What’s more, with each level also featuring at least one of your favourite heroes from the films to lead your troops into battle see I Can Be Your Hero, Baby’, , you’ve got a formula for some of the most captivating battle scenes ever found in an RTS.

And what of the units, which have been lovingly recreated from the films? Watching a sea of charging cavalry is an awesome sight, their hooves kicking up dust and rumbling like thunder as they gallop at the enemy before hitting them like a tidal wave. Uruk-Hai pikemen march with spears, roaring gutturally and lowering their giant toothpicks at an angle to impale advancing foes, while their crossbow-toting counterparts can upgrade their projectiles with fire.

Cave trolls lumber around dumbly, picking up felled tree trunks and scattering their opponents with fierce swipes, while Balrogs are immense beasts of fire and shadow that can take to the air and call upon an array of arcane powers. And let’s not forget the graceful multi-talented elves who can become invisible in woods and fire their projectiles devastatingly far, or the gigantic Oliphonts giant elephants with their spike-covered tusks. Best of all though are the Ents. Slow and cumbersome but powerful, these walking trees can kill dozens of enemies with one giant kick or slap, and should they come into contact with fire, run manically with arms flailing to the nearest water source to douse themselves.

The Battle For Middle-Earth is simply spilling over with attention to detail, making it one of the most charming and charismatic strategy games ever created. Zoom into the breathtaking visuals and you’ll find Uruks being pulled out of Uruk Pits in muddy jackets, cows being herded into slaughterhouses and coming out the other side as giant slabs of meat and farmers tilling the land on farms.

The presentation is almost above reproach though sometimes units can act somewhat erratically , and coupled with the spine-tingling soundtrack lifted straight from the films, the whole package becomes a mesmensing ride of highs, lows and numerous thrills, with the odd frustration thrown in for good or should that be bad measure.
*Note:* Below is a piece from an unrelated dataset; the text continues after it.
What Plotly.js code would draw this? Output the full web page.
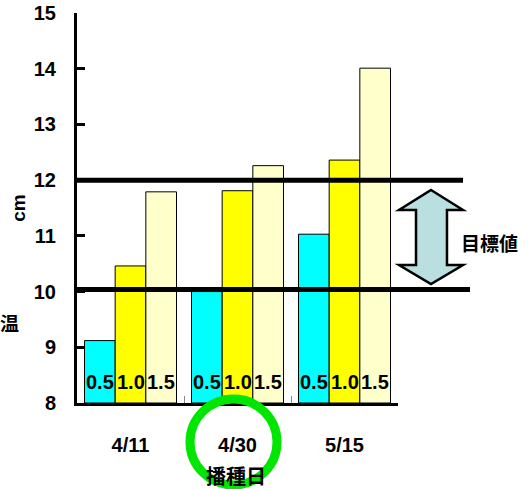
<!DOCTYPE html>
<html>
<head>
<meta charset="utf-8">
<script src="https://cdn.plot.ly/plotly-3.0.1.min.js"></script>
<style>
  html, body { margin: 0; padding: 0; background: #fff; }
  #chart { width: 532px; height: 489px; }
</style>
</head>
<body>
<div id="chart"></div>
<script>
// Sowing dates and seedling height (cm) for three treatments
const sowingDates = ['4/11', '4/30', '5/15'];
const seriesNames = ['0.5', '1.0', '1.5'];
const height05 = [9.12, 10.0, 11.03];
const height10 = [10.46, 11.81, 12.36];
const height15 = [11.79, 12.26, 14.01];
const targetLow = 10;
const targetHigh = 12;

const FONT = 'Liberation Sans, Arial, sans-serif';
const CJK = 'Noto Sans CJK JP, sans-serif';
const colors = ['#00ffff', '#ffff00', '#ffffcc'];
const seriesValues = [height05, height10, height15];

const yMin = 8, yMax = 15;
const BARGAP = 0.14;

// plot area in pixels
const L = 77, T = 13, W = 321, H = 390;
const px = x => (x - L) / W;
const py = y => (T + H - y) / H;
const yv = v => (v - yMin) / (yMax - yMin);
const barW = W / sowingDates.length * (1 - BARGAP) / seriesValues.length;

// bars rise from the bottom of the axis (8 cm) to each value
const traces = seriesValues.map((vals, i) => ({
  type: 'bar',
  name: seriesNames[i],
  x: sowingDates,
  y: vals.map(v => v - yMin),
  base: yMin,
  marker: { color: colors[i], line: { color: '#000', width: 1 } },
  hoverinfo: 'skip'
}));

// series name written near the foot of each bar
const barLabels = [];
seriesValues.forEach((vals, i) => {
  sowingDates.forEach(d => {
    barLabels.push({
      xref: 'x', yref: 'y', x: d, y: yMin,
      xshift: (i - (seriesValues.length - 1) / 2) * barW,
      yshift: 8,
      text: seriesNames[i], showarrow: false,
      xanchor: 'center', yanchor: 'bottom',
      font: { family: FONT, size: 20, weight: 'bold', color: '#000' }
    });
  });
});

// double-headed arrow between the two target lines
const arrowPts = [
  [431, 190], [463, 210], [447, 210], [447, 265], [463, 265],
  [431, 284], [399, 265], [416, 265], [416, 210], [399, 210]
];
const arrowPath = 'M ' + arrowPts.map(p => px(p[0]).toFixed(4) + ',' + py(p[1]).toFixed(4)).join(' L ') + ' Z';

const layout = {
  width: 532,
  height: 489,
  margin: { l: L, r: 532 - L - W, t: T, b: 489 - T - H },
  paper_bgcolor: '#fff',
  plot_bgcolor: '#fff',
  showlegend: false,
  barmode: 'group',
  bargap: BARGAP,
  bargroupgap: 0,
  font: { family: FONT, color: '#000' },
  xaxis: {
    type: 'category',
    range: [-0.5, 2.5],
    showline: true,
    linecolor: '#000',
    linewidth: 3,
    ticks: 'inside',
    tickson: 'boundaries',
    ticklen: 7,
    tickwidth: 1,
    tickcolor: '#888',
    ticklabelstandoff: 22,
    tickfont: { family: FONT, size: 20, weight: 'bold' },
    showgrid: false,
    zeroline: false,
    fixedrange: true
  },
  yaxis: {
    range: [yMin, yMax],
    dtick: 1,
    showline: true,
    linecolor: '#000',
    linewidth: 3,
    ticks: 'inside',
    ticklen: 8,
    tickwidth: 3,
    tickcolor: '#000',
    ticklabelstandoff: 14,
    tickfont: { family: FONT, size: 20, weight: 'bold' },
    title: { text: 'cm', standoff: 4, font: { family: FONT, size: 19, weight: 'bold' } },
    showgrid: false,
    zeroline: false,
    fixedrange: true
  },
  shapes: [
    { type: 'line', xref: 'paper', yref: 'paper', x0: 0, x1: px(463), y0: yv(targetHigh), y1: yv(targetHigh),
      line: { color: '#000', width: 5 }, layer: 'above' },
    { type: 'line', xref: 'paper', yref: 'paper', x0: 0, x1: px(470), y0: yv(targetLow) + 0.005, y1: yv(targetLow) + 0.005,
      line: { color: '#000', width: 5 }, layer: 'above' },
    { type: 'path', xref: 'paper', yref: 'paper', path: arrowPath,
      fillcolor: '#b9dfe1', line: { color: '#000', width: 2.5 }, layer: 'above' },
    { type: 'circle', xref: 'paper', yref: 'paper',
      x0: px(190), x1: px(277), y0: py(485), y1: py(399),
      line: { color: '#00e600', width: 9 }, layer: 'above' }
  ],
  annotations: barLabels.concat([
    { xref: 'paper', yref: 'paper', x: px(236), y: py(475), text: '播種日', showarrow: false,
      xanchor: 'center', yanchor: 'middle', font: { family: CJK, size: 20, weight: 'bold', color: '#000' } },
    { xref: 'paper', yref: 'paper', x: px(459), y: py(242), text: '目標値', showarrow: false,
      xanchor: 'left', yanchor: 'middle', font: { family: CJK, size: 19, weight: 'bold', color: '#000' } },
    { xref: 'paper', yref: 'paper', x: px(9), y: py(322), text: '温', showarrow: false,
      xanchor: 'center', yanchor: 'middle', font: { family: CJK, size: 19, weight: 'bold', color: '#000' } }
  ])
};

Plotly.newPlot('chart', traces, layout, { staticPlot: true, displayModeBar: false });
</script>
</body>
</html>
Without question, The Battle For Middle-Earth is a triumph, a game which not only manages to unite the mainstream and hardcore markets, but one which sets new standards in presentation and polish.

Despite its innovations, it’s accessible enough for casual gamers to master in minutes, yet it still manages to cram in just about enough strategic depth to seduce you if you’re a hardcore strategist. Sure, sometimes it can get a tad repetitive, sometimes levels can be a bit of a slog or sometimes a little too easy for RTS veterans , but mainly, this is a thrilling, beautifully-imagined piece of programming that does the films proud. Even if you’re not a fan of the trilogy, you shouldn’t hesitate in checking this out, though you’ll undoubtedly get more out of it if you watch the films first.
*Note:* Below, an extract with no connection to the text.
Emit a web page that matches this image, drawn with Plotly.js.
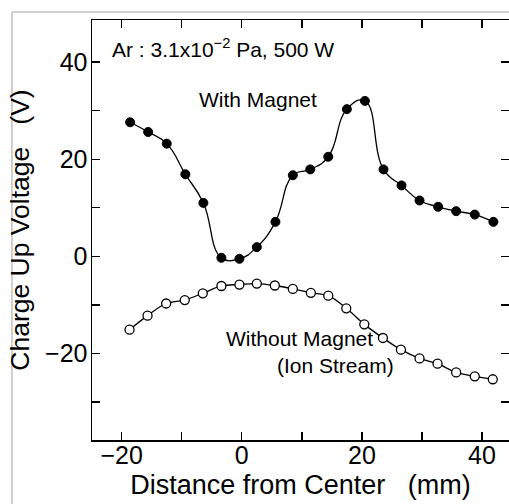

Apart from units, heroes, buildings, storyline, missions and resources, what else is different between playing as either Good and Evil? Funny you should ask, because both sides possess two equally powerful, though very different super weapons, which gain in power as each campaign progresses.
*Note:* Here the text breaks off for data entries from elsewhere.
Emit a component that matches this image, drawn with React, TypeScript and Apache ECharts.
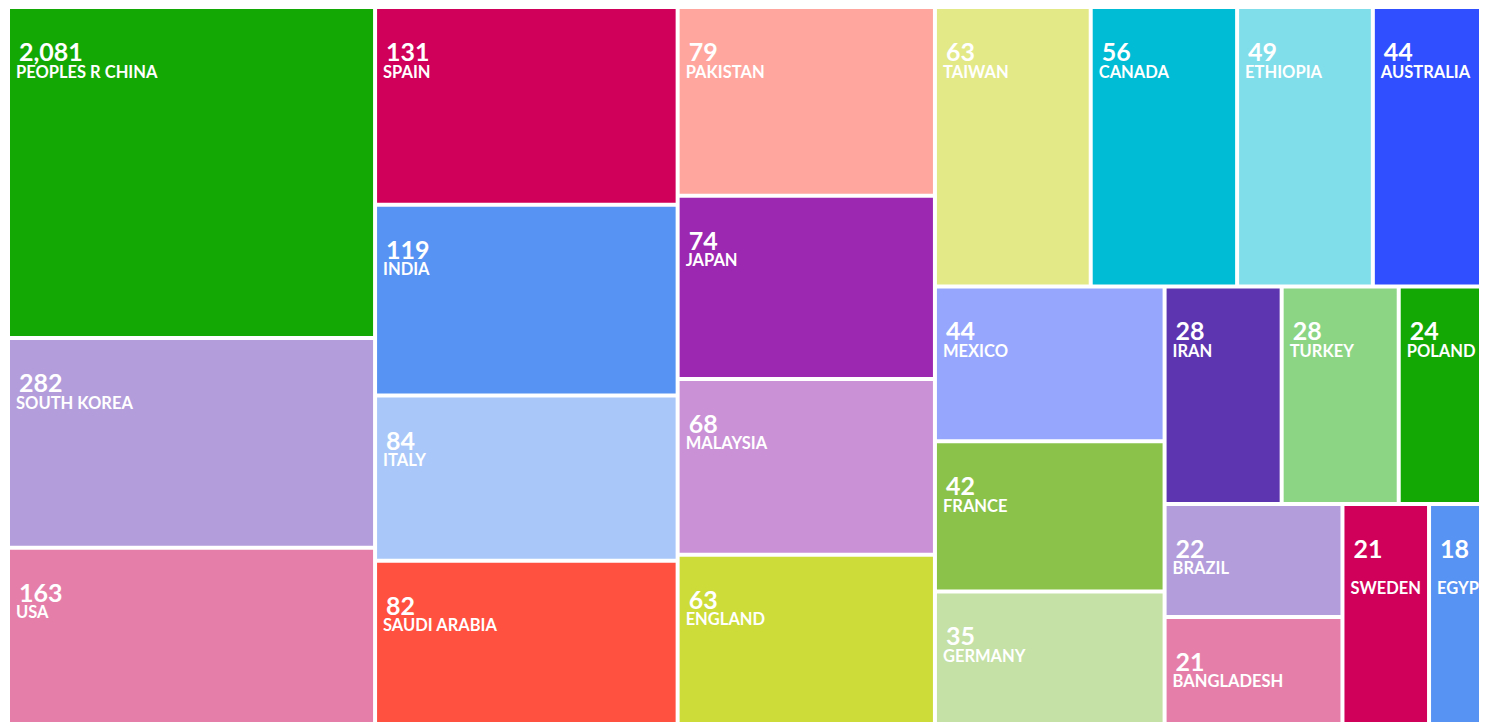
import React, { useEffect, useRef } from "react";
import * as echarts from "echarts";

// Country scientific production (number of articles)
const countries: string[] = [
  "PEOPLES R CHINA", "SOUTH KOREA", "USA", "SPAIN", "INDIA", "ITALY", "SAUDI ARABIA",
  "PAKISTAN", "JAPAN", "MALAYSIA", "ENGLAND", "TAIWAN", "CANADA", "ETHIOPIA",
  "AUSTRALIA", "MEXICO", "FRANCE", "GERMANY", "IRAN", "TURKEY", "POLAND",
  "BRAZIL", "BANGLADESH", "SWEDEN", "EGYPT",
];
const articles: number[] = [
  2081, 282, 163, 131, 119, 84, 82,
  79, 74, 68, 63, 63, 56, 49,
  44, 44, 42, 35, 28, 28, 24,
  22, 21, 21, 18,
];
const palette: string[] = [
  "#14A804", "#B39DDB", "#E57FAA", "#D0005A", "#5793F3",
  "#A9C8F9", "#FF5040", "#FFA69E", "#9C27B0", "#CA91D6",
  "#CDDC39", "#E3E987", "#00BCD4", "#80DEEA", "#304FFE",
  "#96A6FD", "#8BC34A", "#C5E1A5", "#5E35B1", "#8CD585",
];

// cell area follows a logarithmic size scale: ln(n) - offset
const SIZE_LOG_OFFSET = 2.19;
const FONT = "Lato, 'Open Sans', sans-serif";
const TALL_LABEL = new Set(["SWEDEN", "EGYPT"]);

export default function App() {
  const ref = useRef<HTMLDivElement>(null);
  useEffect(() => {
    if (!ref.current) return;
    const chart = echarts.init(ref.current, null, { renderer: "svg" });
    const countOf = new Map<string, number>();
    countries.forEach((c, i) => countOf.set(c, articles[i]));
    const data = countries.map((name, i) => ({
      name,
      value: Math.log(articles[i]) - SIZE_LOG_OFFSET,
      itemStyle: { color: palette[i % palette.length] },
    }));
    chart.setOption({
      animation: false,
      tooltip: { show: false },
      series: [
        {
          type: "treemap",
          left: 2,
          top: 1,
          width: 1488,
          height: 713,
          sort: false,
          roam: false,
          nodeClick: false,
          breadcrumb: { show: false },
          itemStyle: { borderWidth: 0, gapWidth: 4, borderColor: "#ffffff" },
          upperLabel: { show: false },
          label: {
            show: true,
            position: [1, 25],
            align: "left",
            verticalAlign: "top",
            fontFamily: FONT,
            formatter: (p: any) => {
              const n = countOf.get(p.name) ?? 0;
              const v = n.toLocaleString("en-US");
              return TALL_LABEL.has(p.name)
                ? `{v|${v}}\n{g| }\n{n|${p.name}}`
                : `{v|${v}}\n{n|${p.name}}`;
            },
            rich: {
              v: {
                fontFamily: FONT,
                fontSize: 25,
                fontWeight: 700,
                lineHeight: 24,
                color: "#ffffff",
                padding: [0, 0, 0, 3],
              },
              n: {
                fontFamily: FONT,
                fontSize: 16.5,
                fontWeight: 700,
                lineHeight: 17,
                color: "#ffffff",
              },
              g: { fontSize: 2, lineHeight: 20 },
            },
          },
          emphasis: { disabled: true },
          data,
        },
      ],
    });
    return () => chart.dispose();
  }, []);
  return (
    <div style={{ width: 1472, height: 715, overflow: "hidden" }}>
      <div ref={ref} style={{ width: 1496, height: 715 }} />
    </div>
  );
}
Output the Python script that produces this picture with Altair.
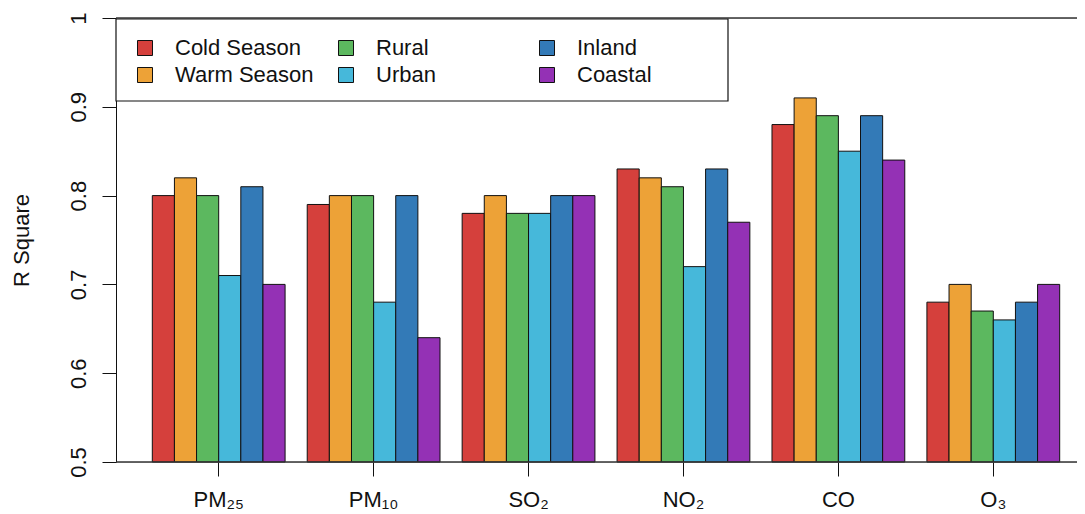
import altair as alt
import pandas as pd

pollutants = ["PM₂₅", "PM₁₀", "SO₂", "NO₂", "CO", "O₃"]
groups = ["Cold Season", "Warm Season", "Rural", "Urban", "Inland", "Coastal"]
group_colors = ["#D5403C", "#EDA237", "#5CB85F", "#46B8DA", "#337AB7", "#9431B5"]

cold = [0.80, 0.79, 0.78, 0.83, 0.88, 0.68]
warm = [0.82, 0.80, 0.80, 0.82, 0.91, 0.70]
rural = [0.80, 0.80, 0.78, 0.81, 0.89, 0.67]
urban = [0.71, 0.68, 0.78, 0.72, 0.85, 0.66]
inland = [0.81, 0.80, 0.80, 0.83, 0.89, 0.68]
coastal = [0.70, 0.64, 0.80, 0.77, 0.84, 0.70]

series = [cold, warm, rural, urban, inland, coastal]
rows = []
for g, vals in zip(groups, series):
    for p, v in zip(pollutants, vals):
        rows.append({"pollutant": p, "group": g, "r2": v})
df = pd.DataFrame(rows)

FONT = "Liberation Sans"
FS = 22
W, H = 961, 444

# legend frame (decoration)
legend_box = alt.Chart(pd.DataFrame({"k": [0]})).mark_rect(
    fill="white", stroke="#111111", strokeWidth=1.2
).encode(
    x=alt.value(0), x2=alt.value(612), y=alt.value(1), y2=alt.value(83)
)

bars = alt.Chart(df).mark_bar(stroke="#111111", strokeWidth=1).encode(
    x=alt.X(
        "pollutant:N",
        sort=pollutants,
        scale=alt.Scale(range=[0, 980], paddingInner=1 / 7, paddingOuter=0.2343),
        axis=alt.Axis(
            title=None, domain=False, ticks=True, tickSize=14, tickColor="#111111",
            labelAngle=0, labelFont=FONT, labelFontSize=FS, labelColor="#111111",
            labelPadding=13, grid=False,
        ),
    ),
    xOffset=alt.XOffset("group:N", sort=groups,
                        scale=alt.Scale(paddingInner=0, paddingOuter=0)),
    y=alt.Y(
        "r2:Q",
        scale=alt.Scale(domain=[0.5, 1.0], zero=False, nice=False),
        axis=alt.Axis(
            title="R Square", values=[0.5, 0.6, 0.7, 0.8, 0.9, 1.0],
            labelExpr="datum.value == 1 ? '1' : format(datum.value, '.1f')",
            grid=False, domainColor="#111111", tickColor="#111111", tickSize=14,
            labelAngle=270, labelAlign="center", labelBaseline="alphabetic",
            labelPadding=17, labelFont=FONT, labelFontSize=FS, labelColor="#111111",
            titleFont=FONT, titleFontSize=FS, titleFontWeight="normal",
            titleColor="#111111", titleAngle=270, titleAlign="center",
            titleBaseline="alphabetic", titleX=-88, titleY=H / 2,
        ),
    ),
    y2=alt.datum(0.5),
    color=alt.Color(
        "group:N",
        scale=alt.Scale(domain=groups, range=group_colors),
        legend=alt.Legend(
            title=None, orient="none", legendX=0, legendY=1, columns=3,
            direction="vertical",
            gridAlign="all", symbolType="square", symbolSize=225,
            symbolStrokeColor="#111111", symbolStrokeWidth=1, symbolOpacity=1,
            labelFont=FONT, labelFontSize=FS, labelColor="#111111",
            labelOffset=19, labelLimit=400, columnPadding=21, rowPadding=5,
            padding=18,
        ),
    ),
)

ref_lines = alt.Chart(pd.DataFrame({"v": [0.5, 1.0]})).mark_rule(
    color="#333333", strokeWidth=1.3
).encode(
    y=alt.Y("v:Q"),
    x=alt.value(0),
    x2=alt.value(W),
)

chart = alt.layer(legend_box, bars, ref_lines).properties(
    width=W, height=H,
    autosize=alt.AutoSizeParams(type="none"),
    padding={"left": 108, "top": 10, "right": 0, "bottom": 50},
).configure_view(stroke=None).configure(background="white")

chart.save("out.html", embed_options={"renderer": "svg", "actions": False})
The foul forces of Isengard and Mordor can call upon the Power of the One Ring, which among a host of other dark powers, enables you to mat the earth with vines that entwine around enemy troops to slow their progress, and summon Balrogs.

To counter the Ring, the armies of Rohan, Gondor and The Fellowship have access to the Evenstar, which enables you to heal your men and summon huge, near-invincible armies of Oathbreakers undead warriors to bolster your forces.